Marketing and Midstream Revenues and Expenses
Marketing and midstream revenues and expenses are derived primarily from our gas processing
plants and gas pipeline systems. These revenues and expenses vary in response to several factors.
The factors include, but are not limited to, changes in production from wells connected to the
pipelines and related processing plants, changes in the absolute and relative prices of gas and
NGLs, provisions of contractual agreements and the amount of repair and maintenance activity
required to maintain anticipated processing levels and pipeline throughput volumes.
These factors increase the uncertainty inherent in estimating future marketing and midstream
revenues and expenses. Our original estimate for 2008 operating profit was between $510 million and
$550 million. Due to higher natural gas and natural gas liquids prices and higher volumes, we now
expect our operating profit for 2008 to total between $700 million and $760 million. We estimate
that marketing and midstream revenues will be between $2.21 billion and $2.62 billion, and
marketing and midstream expenses will be between $1.51 billion and $1.86 billion.
Production and Operating Expenses
Our production and operating expenses include lease operating expenses, transportation costs
and production taxes. These expenses vary in response to several factors. Among the most
significant of these factors are additions to or deletions from the property base, changes in the
general price level of services and materials that are used in the operation of the properties, the
amount of repair and workover activity required and changes in production tax rates. Oil, gas and
NGL prices also have an effect on lease operating expenses and impact the economic feasibility of
planned workover projects.
Given these uncertainties, we continue to expect that our 2008 lease operating expenses will
be between $2.17 billion to $2.24 billion. Additionally, we continue to estimate that our
production taxes for 2008 will be between 3.5% and 4.0% of total oil, gas and NGL revenues,
excluding the effect on revenues from financial collars and price swap contracts upon which
production taxes are not assessed.
Depreciation, Depletion and Amortization (DD&A)

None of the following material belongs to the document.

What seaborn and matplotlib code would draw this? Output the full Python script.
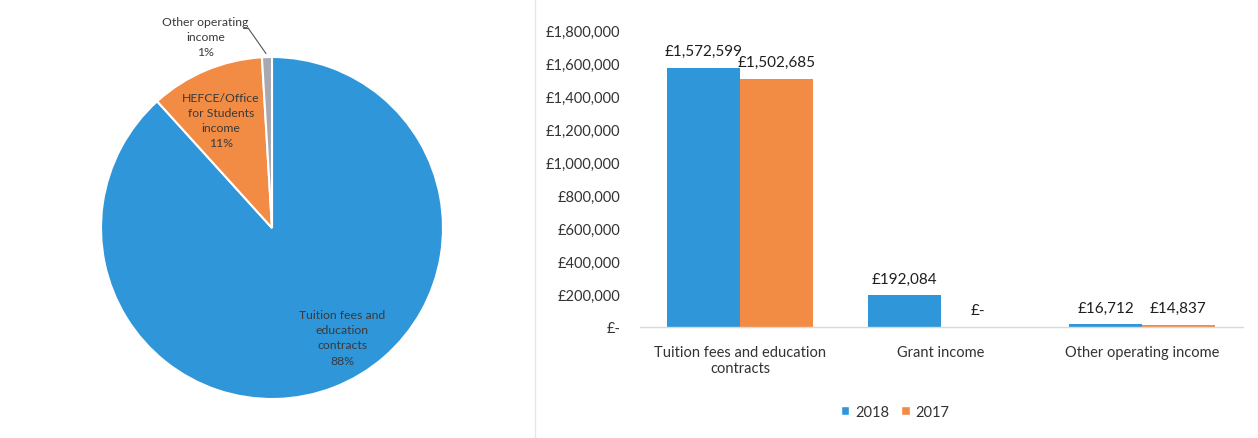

Our 2008 oil and gas property DD&A rate will depend on various factors. Most notable among
such factors are the amount of proved reserves that will be added from drilling or acquisition
efforts in 2008 compared to the costs incurred for such efforts, and the revisions to our year-end
2007 reserve estimates that, based on prior experience, are likely to be made during 2008.
Given these uncertainties, we continue to estimate that our oil and gas property related DD&A
rate will be between $12.75 per Boe and $13.25 per Boe. Based on these DD&A rates and the
production estimates set forth earlier, oil and gas property related DD&A expense for 2008 is
expected to be between $3.09 billion and $3.20 billion.
Additionally, we continue to expect that our depreciation and amortization expense related to
non-oil and gas property fixed assets will total between $260 million and $270 million in 2008.
Accretion of Asset Retirement Obligation
Accretion of asset retirement obligation in 2008 is expected to be between $75 million and $85
million.
General and Administrative Expenses (G&A)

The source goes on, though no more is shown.